Offener Ort der Auseinandersetzung mit gesellschaftspolitischen Themen
Gegen einen MSB ist auch Lisa Rosen, wissenschaftliche Mitarbeiterin an der Fakultät für Geistes- und Sozialwissenschaften. „Viele Hochschulmitglieder sehen die HSU nicht nur als Ausbildungszentrum für angehende Offiziere, sondern auch als offenen Ort der Auseinandersetzung mit gesellschaftspolitischen Themen“, sagt Rosen. Die Doktorandin hat mit anderen wissenschaftlichen Mitarbeitern und Studierenden offene Veranstaltungen für jedermann organisiert, etwa einen Aktionstag gegen Rassismus. Ein MSB würde solche Tätigkeiten erschweren, sagt sie.

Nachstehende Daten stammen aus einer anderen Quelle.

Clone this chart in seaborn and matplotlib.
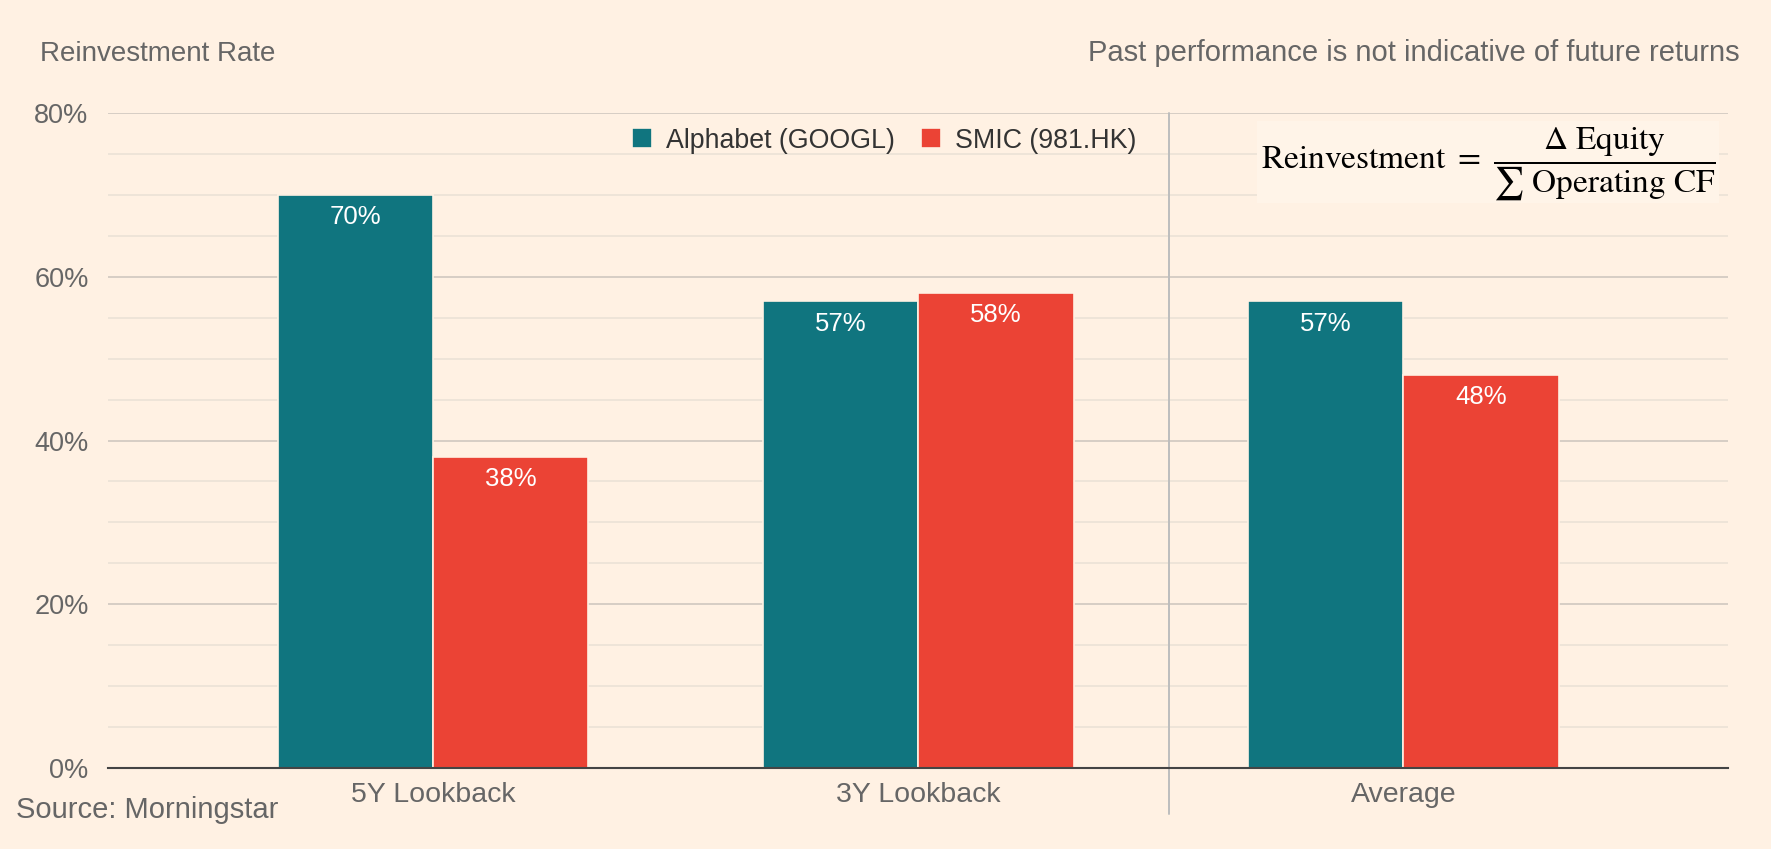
import pandas as pd
import seaborn as sns
import matplotlib.pyplot as plt
from matplotlib.lines import Line2D
from matplotlib.patches import Rectangle
from matplotlib.ticker import MultipleLocator, FuncFormatter

# Data
periods = ['5Y Lookback', '3Y Lookback', 'Average']
companies = ['Alphabet (GOOGL)', 'SMIC (981.HK)']
googl = [70, 57, 57]
smic = [38, 58, 48]

df = pd.DataFrame({
    'period': periods * 2,
    'company': [companies[0]] * 3 + [companies[1]] * 3,
    'rate': googl + smic,
})

bg = '#fff1e3'
grey = '#666666'
palette = {companies[0]: '#10757f', companies[1]: '#eb4335'}

sns.set_style('white')
plt.rcParams['font.family'] = ['Liberation Sans', 'DejaVu Sans']
plt.rcParams['mathtext.fontset'] = 'stix'

fig = plt.figure(figsize=(17.71, 8.49), dpi=100, facecolor=bg)
ax = fig.add_axes([0.061, 0.0954, 0.915, 0.7715], facecolor=bg)

sns.barplot(data=df, x='period', y='rate', hue='company', palette=palette,
            width=0.64, edgecolor=bg, linewidth=1.2, saturation=1, ax=ax, zorder=3)

ax.set_ylim(0, 80)
ax.set_xlim(-0.67, 2.67)
ax.yaxis.set_major_locator(MultipleLocator(20))
ax.yaxis.set_minor_locator(MultipleLocator(5))
ax.yaxis.set_major_formatter(FuncFormatter(lambda v, p: f'{v:.0f}%'))
ax.grid(which='major', axis='y', color='#cfc8bf', linewidth=1.2, zorder=0)
ax.grid(which='minor', axis='y', color='#ebe2d6', linewidth=1.2, zorder=0)
ax.set_axisbelow(True)
for s in ['top', 'right', 'left']:
    ax.spines[s].set_visible(False)
ax.spines['bottom'].set_color('#444444')
ax.spines['bottom'].set_linewidth(1.5)
ax.spines['bottom'].set_zorder(4)
ax.tick_params(axis='both', which='both', length=0, labelsize=19.5, colors=grey)
ax.tick_params(axis='x', labelsize=20.5, pad=10)
ax.tick_params(axis='y', pad=14)
ax.set_xlabel('')
ax.set_ylabel('')

# value labels inside bar tops
for cont in ax.containers:
    for bar in cont:
        h = bar.get_height()
        ax.annotate(f'{h:.0f}%', (bar.get_x() + bar.get_width() / 2, h),
                    xytext=(0, -16), textcoords='offset points',
                    ha='center', va='center', color='white', fontsize=18.5, zorder=5)

# separator between lookbacks and average
sep = Line2D([1.517, 1.517], [1.0, -0.07], transform=ax.get_xaxis_transform(),
             color='#bdbdbd', linewidth=1.4, clip_on=False, zorder=2)
ax.add_line(sep)

# legend
leg = ax.legend(loc='center', bbox_to_anchor=(0.479, 0.958), ncol=2, frameon=False,
                fontsize=19.3, handlelength=0.75, handleheight=0.75, handletextpad=0.5,
                columnspacing=1.0)
for t in leg.get_texts():
    t.set_color('#333333')

# formula box
box = Rectangle((1257 / 1771, 1 - 203 / 849), 462 / 1771, 82 / 849,
                transform=fig.transFigure, facecolor='#fff4e8', edgecolor='none', zorder=3)
fig.patches.append(box)
fig.text(1488 / 1771, 1 - 164 / 849,
         r'$\mathrm{Reinvestment}\ =\ \dfrac{\Delta\ \mathrm{Equity}}{\sum\ \mathrm{Operating\ CF}}$',
         ha='center', va='center', fontsize=24, color='black', zorder=4)

# titles and notes
fig.text(40 / 1771, 1 - 54 / 849, 'Reinvestment Rate', ha='left', va='center',
         fontsize=20, color=grey)
fig.text(1740 / 1771, 1 - 53 / 849, 'Past performance is not indicative of future returns',
         ha='right', va='center', fontsize=21, color=grey)
fig.text(16 / 1771, 1 - 810 / 849, 'Source: Morningstar', ha='left', va='center',
         fontsize=21, color=grey)

fig.savefig('out.png', dpi=100, facecolor=bg)
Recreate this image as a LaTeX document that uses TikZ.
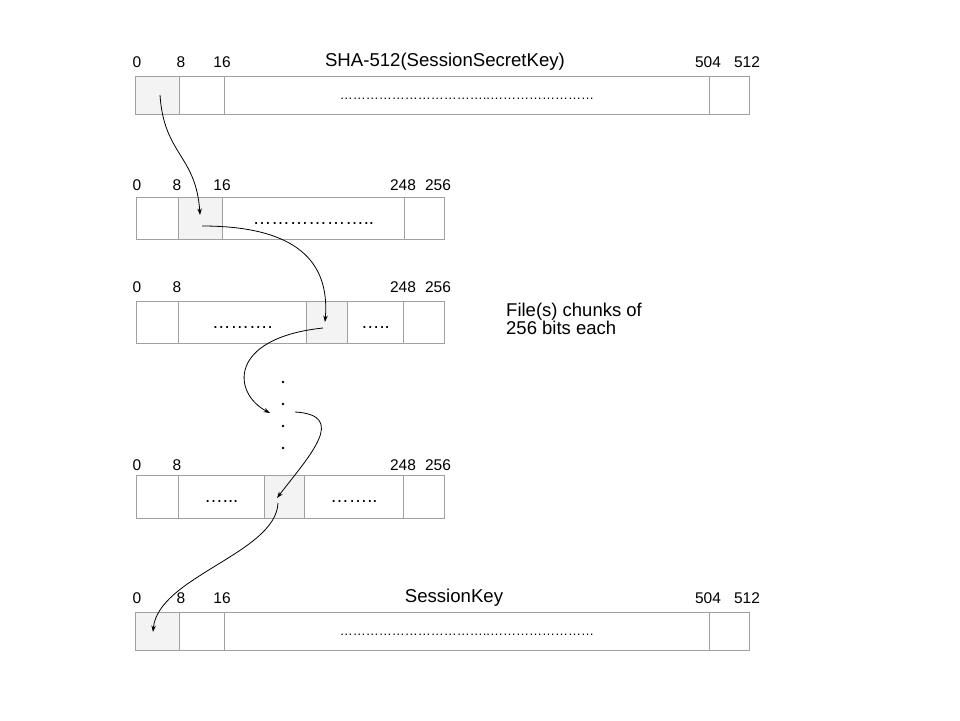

Nach Angaben des Verteidigungsministeriums entschied eine für die HSU zuständige Kommission für Bewachung und Absicherung schon im Februar 2019, dass von Juli 2020 an ein MSB einzurichten sei. Die Umsetzung habe sich wegen „baulicher Maßnahmen und erforderlicher Ausschreibungen“ aber verzögert.
Ein Kompromissvorschlag wurde abgelehnt
An der HSU sprach sich der Akademische Senat, dem Professoren, wissenschaftliche Mitarbeiter und Studierende angehören, in einer Resolution gegen einen MSB aus. Präsident Klaus Beckmann arbeitete dem Vernehmen nach einen Kompromissvorschlag aus, der einen sehr begrenzten MSB vorsah. Damit befasste sich auf Antrag der Hochschule zwar am 12. Februar dieses Jahres die erwähnte Kommission für Bewachung und Absicherung – sie blieb allerdings bei ihrer Entscheidung. Das Verteidigungsministerium erklärt, es habe den Beschluss dann bestätigt.
Ein MSB stelle „keinerlei Einschränkung der Wissenschaftsfreiheit dar“, sagte ein Ministeriumssprecher. „Das belegt ja auch die Schwester-Universität in München, dort sind militärische Sicherheit und offener Campus kein Widerspruch, sondern seit 19 Jahren gelebte Praktikabilität.“ Mit dem MSB in Hamburg ändere sich „nichts am gegenwärtigen äußeren Erscheinungsbild des Campus, lediglich die anzubringenden Schilder ,MSB‘ und die Zutrittskontrolle sind sichtbare Elemente dieser Maßnahme“.
In der Stellungnahme der HSU klingt eine abweichende Einschätzung an. Die Universitätsleitung wolle mit dem MSB verbundene „Einschränkungen für Universitätsmitglieder und Besucher des Campus so niedrigschwellig wie möglich halten“, sagte Pressesprecher Dietmar Strey. Das sei wichtig, um die „über 40 Jahre lang betonte und gelebte Offenheit zu wahren, um den Charakter der Helmut-Schmidt-Universität als Wissenschaftscampus des Bundes von internationaler Sichtbarkeit nicht zu beeinträchtigen“.